Question

The inversion of cane sugar proceeds with the half-life of 500 min at pH 5 for any concentration of sugar. However, if pH = 6, the half life changes to 50 min. The rate law expression for the sugar inversion can be written as:
A) \[{\text{r}} = {\text{k}}{[{\text{sugar}}]^2}{[{\text{H}}]^6}\]
B) \[{\text{r}} = {\text{k}}{[{\text{sugar}}]^1}{[{\text{H}}]^0}\]
C) \[{\text{r}} = {\text{k}}{[{\text{sugar}}]^0}{[{\text{H}}]^6}\]
D) \[{\text{r}} = {\text{k}}{[{\text{sugar}}]^0}{[{\text{H}}]^1}\]

Answer 1

Hint:
If half life remains unaffected by the concentration then it is a second order reaction. If half life increases with increase in concentration then it is zero or less than zero order reaction.

Formula used:
\[{t_{1/2}} = \dfrac{{\text{k}}}{{{{\text{a}}^{{\text{n}} - 1}}}}\] here \[{t_{1/2}}\] is the half life, \[{\text{k}}\] is the rate constant, ‘a’ is the concentration and n is the order of reaction.
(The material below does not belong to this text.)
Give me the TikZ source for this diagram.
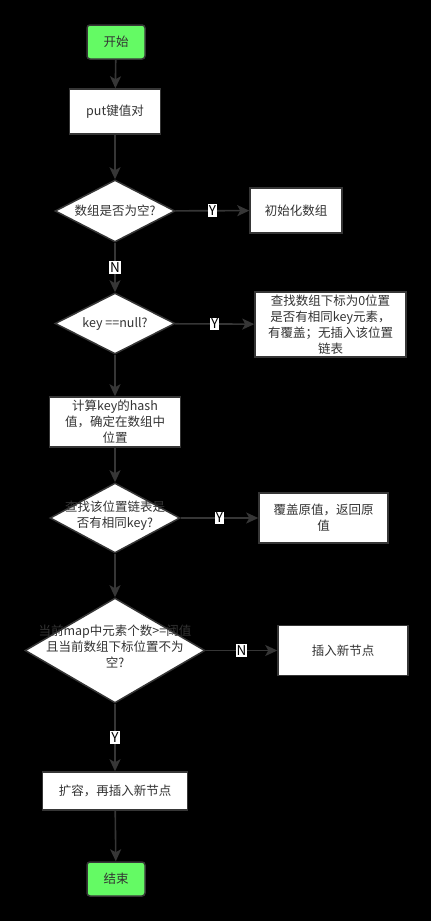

Complete step by step solution:
It is given to us that the half life of sugar at a pH of 5 is always 500 min and is independent of the concentration of sugar. In the formula if we put the value of n equals to 1 then we will get,
\[{t_{1/2}} = \dfrac{{\text{k}}}{{{{\text{a}}^{{\text{n}} - 1}}}}\]
Substituting the value of n = 1
\[{t_{1/2}} = \dfrac{{\text{k}}}{{{{\text{a}}^{1 - 1}}}}\]
\[ \Rightarrow {t_{1/2}} = \dfrac{{\text{k}}}{{{{\text{a}}^0}}}\]
Anything raised to a power of zero is 1. Hence for a first order reaction the half life and concentration are independent of each other. So the order with respect to sugar in the reaction should also be first order.
Now if we put n equals to zero we will get.
\[{t_{1/2}} = \dfrac{{\text{k}}}{{{{\text{a}}^{0 - 1}}}} = \dfrac{{\text{k}}}{{{{\text{a}}^{ - 1}}}}\]
The negative power will become positive if we bring it to the numerator,
\[{t_{1/2}} = {\text{k}} \times {\text{a}}\]
So for a zero order reaction the half life is directly proportional to the concentration.
As the pH increases from 5 to 6 then the concentration of hydrogen ion decreases and the half life also decreases form 500 to 50 and hence it follows the zero order with respect to the concentration of hydrogen ion,

Thus, the only option that fits above criteria is option B.

Note:
\[{\text{pH}} = - \log [{{\text{H}}^ + }]\] . The higher the concentration of hydrogen ion lower will be its pH and hence the reverse is also true. The order with respect to hydrogen ion can also be calculated as:
\[\dfrac{{{{({t_{1/2}})}_1}}}{{{{({t_{1/2}})}_2}}} = \dfrac{{{{{\text{(}}{{\text{a}}_2})}^{{\text{n}} - 1}}}}{{{{{\text{(}}{{\text{a}}_1})}^{{\text{n}} - 1}}}}\]. By substituting the respective concentration and half life will give the value of n.